A glória de Niemeyer
Arnaldo Niskier
— Eu não mereço!
De cabeça baixa, olhos voltados para o chão, com as mãos entrelaçadas nas da esposa Vera, o arquiteto Oscar Niemeyer, aos 102 anos de idade e inteiramente lúcido, recebeu da Academia Brasileira de Letras a Medalha João Ribeiro, “pelos relevantes serviços prestados à cultura nacional.”
Modesto, afável, incansável, cercado de parentes e auxiliares, o criador de Brasília respondeu às amáveis e oportunas palavras do presidente Marcos Vilaça:
— O trabalho me absorveu a vida inteira.
Lembrou o longo convívio com Rodrigo Melo Franco de Andrade, no Instituto do Patrimônio Histórico e Artístico Nacional, “onde adquiri uma experiência que foi fundamental na minha vida. A ele devo muito!” Foi a partir desse fato que surgiu a oportunidade de trabalhar com o arquiteto Le Corbusier, no projeto até hoje elogiado do edifício do Ministério da Educação (atual Palácio da Cultura), no Rio de Janeiro.
Continuando a falar baixinho, visivelmente à vontade, em seu escritório, o grande arquiteto lembrou que nasceu de uma família religiosa: “Apesar disso, não acredito que exista outra vida depois da morte. Morreu, acabou.” Com um suave sorriso, completou o seu pensamento, recordando as muitas conversas com o amigo Darcy Ribeiro: “Fundamental mesmo é a existência da mulher!”
Olhou para os lados, para verificar se alguém era contrário ao pensamento. Houve aplausos.
Curioso é que havia no ar como que um complô para poupar Niemeyer. “Ele deve estar cansado”, diziam os mais chegados. Mas não havia como parar a inspiração do mestre: “Nossa realidade é terrível. A vida está difícil, apesar do sucesso do Lula. Tenho muita admiração por ele. Veio de baixo, família pobre, chegou onde chegou. É um fenômeno!”
Comparou Lula a Machado de Assis: “Esse também veio de baixo e alcançou o sucesso que todos conhecemos. Fundou a Academia Brasileira de Letras, foi uma incrível personalidade.” Não houve discordância, até porque a plateia era, na sua maioria, constituída de imortais: Marcos Vilaça, Ana Maria Machado, Domício Proença, Murilo Melo Filho, Cícero Sandroni e Nélida Piñon, além do autor destas linhas.
Oscar afirma que continua trabalhando. Há sempre encomendas. “Só não trabalho às sextas-feiras à tarde, porque é dia em que recebo no meu escritório um professor de física, que está explicando “pra gente” os mistérios do cosmo. Há sempre coisas que desconhecemos.”

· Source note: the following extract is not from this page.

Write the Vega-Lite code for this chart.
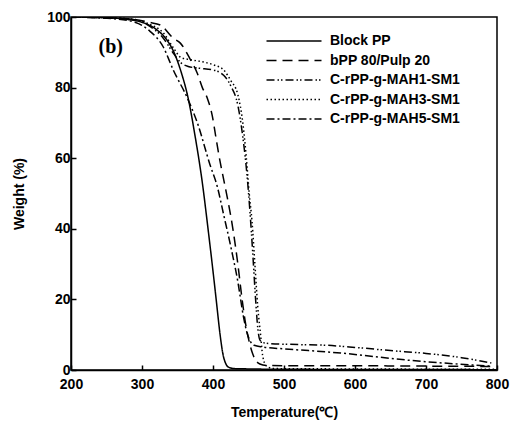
{
  "$schema": "https://vega.github.io/schema/vega-lite/v6.json",
  "width": 426,
  "height": 353,
  "autosize": "none",
  "padding": {"left": 71, "top": 17, "right": 18, "bottom": 61},
  "background": "white",
  "config": {
    "view": {"stroke": "black", "strokeWidth": 1.5},
    "font": "Liberation Sans"
  },
  "datasets": {
    "tga": [
      {"s": "Block PP", "t": 200, "w": 100},
      {"s": "Block PP", "t": 250, "w": 99.8},
      {"s": "Block PP", "t": 280, "w": 99.3},
      {"s": "Block PP", "t": 300, "w": 98.5},
      {"s": "Block PP", "t": 320, "w": 96.5},
      {"s": "Block PP", "t": 335, "w": 93.5},
      {"s": "Block PP", "t": 345, "w": 90},
      {"s": "Block PP", "t": 355, "w": 84.5},
      {"s": "Block PP", "t": 365, "w": 77},
      {"s": "Block PP", "t": 375, "w": 66},
      {"s": "Block PP", "t": 385, "w": 53},
      {"s": "Block PP", "t": 393, "w": 40},
      {"s": "Block PP", "t": 400, "w": 28},
      {"s": "Block PP", "t": 405, "w": 19},
      {"s": "Block PP", "t": 410, "w": 10},
      {"s": "Block PP", "t": 414, "w": 4.5},
      {"s": "Block PP", "t": 418, "w": 1.8},
      {"s": "Block PP", "t": 422, "w": 0.8},
      {"s": "Block PP", "t": 430, "w": 0.4},
      {"s": "Block PP", "t": 500, "w": 0.2},
      {"s": "Block PP", "t": 800, "w": 0.1},

      {"s": "bPP 80/Pulp 20", "t": 200, "w": 100},
      {"s": "bPP 80/Pulp 20", "t": 280, "w": 99.5},
      {"s": "bPP 80/Pulp 20", "t": 310, "w": 98.5},
      {"s": "bPP 80/Pulp 20", "t": 326, "w": 97.7},
      {"s": "bPP 80/Pulp 20", "t": 344, "w": 94},
      {"s": "bPP 80/Pulp 20", "t": 354, "w": 92.6},
      {"s": "bPP 80/Pulp 20", "t": 368, "w": 88},
      {"s": "bPP 80/Pulp 20", "t": 378, "w": 84},
      {"s": "bPP 80/Pulp 20", "t": 385, "w": 80},
      {"s": "bPP 80/Pulp 20", "t": 392, "w": 77},
      {"s": "bPP 80/Pulp 20", "t": 399, "w": 72},
      {"s": "bPP 80/Pulp 20", "t": 404, "w": 66},
      {"s": "bPP 80/Pulp 20", "t": 410, "w": 59},
      {"s": "bPP 80/Pulp 20", "t": 415, "w": 54},
      {"s": "bPP 80/Pulp 20", "t": 420, "w": 49},
      {"s": "bPP 80/Pulp 20", "t": 428, "w": 40},
      {"s": "bPP 80/Pulp 20", "t": 435, "w": 30},
      {"s": "bPP 80/Pulp 20", "t": 441, "w": 20},
      {"s": "bPP 80/Pulp 20", "t": 446, "w": 13},
      {"s": "bPP 80/Pulp 20", "t": 451, "w": 8},
      {"s": "bPP 80/Pulp 20", "t": 456, "w": 4.5},
      {"s": "bPP 80/Pulp 20", "t": 461, "w": 2.5},
      {"s": "bPP 80/Pulp 20", "t": 466, "w": 1.7},
      {"s": "bPP 80/Pulp 20", "t": 475, "w": 1.3},
      {"s": "bPP 80/Pulp 20", "t": 500, "w": 1.2},
      {"s": "bPP 80/Pulp 20", "t": 600, "w": 1.2},
      {"s": "bPP 80/Pulp 20", "t": 700, "w": 1.1},
      {"s": "bPP 80/Pulp 20", "t": 795, "w": 1.0},

      {"s": "C-rPP-g-MAH1-SM1", "t": 200, "w": 100},
      {"s": "C-rPP-g-MAH1-SM1", "t": 280, "w": 99.5},
      {"s": "C-rPP-g-MAH1-SM1", "t": 310, "w": 97.5},
      {"s": "C-rPP-g-MAH1-SM1", "t": 330, "w": 94},
      {"s": "C-rPP-g-MAH1-SM1", "t": 345, "w": 89.5},
      {"s": "C-rPP-g-MAH1-SM1", "t": 355, "w": 87},
      {"s": "C-rPP-g-MAH1-SM1", "t": 365, "w": 86},
      {"s": "C-rPP-g-MAH1-SM1", "t": 380, "w": 85.5},
      {"s": "C-rPP-g-MAH1-SM1", "t": 400, "w": 85},
      {"s": "C-rPP-g-MAH1-SM1", "t": 415, "w": 83.5},
      {"s": "C-rPP-g-MAH1-SM1", "t": 425, "w": 80.5},
      {"s": "C-rPP-g-MAH1-SM1", "t": 435, "w": 75},
      {"s": "C-rPP-g-MAH1-SM1", "t": 442, "w": 66},
      {"s": "C-rPP-g-MAH1-SM1", "t": 448, "w": 55},
      {"s": "C-rPP-g-MAH1-SM1", "t": 452, "w": 45},
      {"s": "C-rPP-g-MAH1-SM1", "t": 456, "w": 33},
      {"s": "C-rPP-g-MAH1-SM1", "t": 460, "w": 20},
      {"s": "C-rPP-g-MAH1-SM1", "t": 463, "w": 12},
      {"s": "C-rPP-g-MAH1-SM1", "t": 466, "w": 8.5},
      {"s": "C-rPP-g-MAH1-SM1", "t": 470, "w": 7.8},
      {"s": "C-rPP-g-MAH1-SM1", "t": 480, "w": 7.5},
      {"s": "C-rPP-g-MAH1-SM1", "t": 520, "w": 7.2},
      {"s": "C-rPP-g-MAH1-SM1", "t": 560, "w": 7},
      {"s": "C-rPP-g-MAH1-SM1", "t": 600, "w": 6.4},
      {"s": "C-rPP-g-MAH1-SM1", "t": 650, "w": 5.5},
      {"s": "C-rPP-g-MAH1-SM1", "t": 700, "w": 4.7},
      {"s": "C-rPP-g-MAH1-SM1", "t": 750, "w": 3.5},
      {"s": "C-rPP-g-MAH1-SM1", "t": 792, "w": 2},

      {"s": "C-rPP-g-MAH3-SM1", "t": 200, "w": 100},
      {"s": "C-rPP-g-MAH3-SM1", "t": 280, "w": 99.5},
      {"s": "C-rPP-g-MAH3-SM1", "t": 310, "w": 98},
      {"s": "C-rPP-g-MAH3-SM1", "t": 330, "w": 95.5},
      {"s": "C-rPP-g-MAH3-SM1", "t": 345, "w": 91},
      {"s": "C-rPP-g-MAH3-SM1", "t": 355, "w": 88.5},
      {"s": "C-rPP-g-MAH3-SM1", "t": 365, "w": 88},
      {"s": "C-rPP-g-MAH3-SM1", "t": 380, "w": 87.5},
      {"s": "C-rPP-g-MAH3-SM1", "t": 400, "w": 86.5},
      {"s": "C-rPP-g-MAH3-SM1", "t": 415, "w": 85},
      {"s": "C-rPP-g-MAH3-SM1", "t": 425, "w": 82},
      {"s": "C-rPP-g-MAH3-SM1", "t": 435, "w": 78},
      {"s": "C-rPP-g-MAH3-SM1", "t": 442, "w": 70},
      {"s": "C-rPP-g-MAH3-SM1", "t": 447, "w": 60},
      {"s": "C-rPP-g-MAH3-SM1", "t": 451, "w": 50},
      {"s": "C-rPP-g-MAH3-SM1", "t": 455, "w": 42},
      {"s": "C-rPP-g-MAH3-SM1", "t": 459, "w": 30},
      {"s": "C-rPP-g-MAH3-SM1", "t": 463, "w": 18},
      {"s": "C-rPP-g-MAH3-SM1", "t": 467, "w": 10},
      {"s": "C-rPP-g-MAH3-SM1", "t": 470, "w": 4},
      {"s": "C-rPP-g-MAH3-SM1", "t": 475, "w": 1.2},
      {"s": "C-rPP-g-MAH3-SM1", "t": 485, "w": 0.4},
      {"s": "C-rPP-g-MAH3-SM1", "t": 800, "w": 0.2},

      {"s": "C-rPP-g-MAH5-SM1", "t": 200, "w": 100},
      {"s": "C-rPP-g-MAH5-SM1", "t": 260, "w": 99.5},
      {"s": "C-rPP-g-MAH5-SM1", "t": 290, "w": 98.5},
      {"s": "C-rPP-g-MAH5-SM1", "t": 311, "w": 96},
      {"s": "C-rPP-g-MAH5-SM1", "t": 330, "w": 91.5},
      {"s": "C-rPP-g-MAH5-SM1", "t": 344, "w": 85},
      {"s": "C-rPP-g-MAH5-SM1", "t": 364, "w": 77},
      {"s": "C-rPP-g-MAH5-SM1", "t": 378, "w": 70},
      {"s": "C-rPP-g-MAH5-SM1", "t": 396, "w": 58},
      {"s": "C-rPP-g-MAH5-SM1", "t": 406, "w": 52},
      {"s": "C-rPP-g-MAH5-SM1", "t": 415, "w": 44},
      {"s": "C-rPP-g-MAH5-SM1", "t": 425, "w": 35},
      {"s": "C-rPP-g-MAH5-SM1", "t": 435, "w": 25},
      {"s": "C-rPP-g-MAH5-SM1", "t": 443, "w": 15},
      {"s": "C-rPP-g-MAH5-SM1", "t": 448, "w": 10.5},
      {"s": "C-rPP-g-MAH5-SM1", "t": 453, "w": 8},
      {"s": "C-rPP-g-MAH5-SM1", "t": 458, "w": 7},
      {"s": "C-rPP-g-MAH5-SM1", "t": 470, "w": 6.5},
      {"s": "C-rPP-g-MAH5-SM1", "t": 500, "w": 6},
      {"s": "C-rPP-g-MAH5-SM1", "t": 580, "w": 4.8},
      {"s": "C-rPP-g-MAH5-SM1", "t": 674, "w": 2.8},
      {"s": "C-rPP-g-MAH5-SM1", "t": 790, "w": 1.1}
    ]
  },
  "layer": [
    {
      "data": {"name": "tga"},
      "mark": {"type": "line", "color": "black", "strokeWidth": 1.5, "interpolate": "monotone", "clip": true},
      "encoding": {
        "x": {
          "field": "t", "type": "quantitative",
          "scale": {"domain": [200, 800], "nice": false},
          "axis": {
            "title": "Temperature(℃)", "values": [200, 300, 400, 500, 600, 700, 800],
            "grid": false, "tickSize": -5, "domain": true, "domainColor": "black", "tickColor": "black",
            "domainWidth": 1.5, "tickWidth": 1.5,
            "labelFont": "Liberation Sans", "labelFontWeight": "bold", "labelFontSize": 14, "labelColor": "black",
            "labelPadding": 12, "labelFlush": false,
            "titleFont": "Liberation Sans", "titleFontWeight": "bold", "titleFontSize": 14, "titleColor": "black",
            "titlePadding": 14
          }
        },
        "y": {
          "field": "w", "type": "quantitative",
          "scale": {"domain": [0, 100], "nice": false},
          "axis": {
            "title": "Weight (%)", "values": [0, 20, 40, 60, 80, 100],
            "grid": false, "tickSize": -5, "domainColor": "black", "tickColor": "black",
            "domainWidth": 1.5, "tickWidth": 1.5,
            "labelFont": "Liberation Sans", "labelFontWeight": "bold", "labelFontSize": 14, "labelColor": "black",
            "labelPadding": 6, "labelFlush": false,
            "titleFont": "Liberation Sans", "titleFontWeight": "bold", "titleFontSize": 14, "titleColor": "black",
            "titlePadding": 20
          }
        },
        "detail": {"field": "s"},
        "strokeDash": {
          "field": "s", "type": "nominal",
          "scale": {
            "domain": ["Block PP", "bPP 80/Pulp 20", "C-rPP-g-MAH1-SM1", "C-rPP-g-MAH3-SM1", "C-rPP-g-MAH5-SM1"],
            "range": [[1, 0], [10, 6], [8, 3, 1.5, 2, 1.5, 3], [1.5, 2.5], [8, 3, 2, 3]]
          },
          "legend": {
            "title": null, "orient": "none", "legendX": 216, "legendY": 17,
            "symbolType": "M-5,0H5", "symbolSize": 121, "symbolStrokeColor": "black", "symbolStrokeWidth": 1.5,
            "symbolFillColor": "transparent",
            "labelFont": "Liberation Sans", "labelFontWeight": "bold", "labelFontSize": 14, "labelColor": "black",
            "labelOffset": 29, "rowPadding": 5.5
          }
        }
      }
    },
    {
      "data": {"values": [{"label": "(b)"}]},
      "mark": {"type": "text", "font": "Liberation Serif", "fontWeight": "bold", "fontSize": 20, "color": "black"},
      "encoding": {
        "text": {"field": "label"},
        "x": {"datum": 256, "type": "quantitative"},
        "y": {"datum": 91.5, "type": "quantitative"}
      }
    }
  ]
}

Ainda há tempo para, de medalha João Ribeiro no peito, falar de uma obsessão: “Fico muito preocupado com os jovens de hoje. Não estão lendo quase nada e isso não é bom. Gostaria de ver as universidades preocupadas com o problema da leitura desses meninos e meninas. Eles têm que fazer isso de forma rotineira, como aprendi com Rodrigo Melo de Andrade, que me recomendava bons livros para ler.” Oscar Niemeyer, gênio da arquitetura brasileira.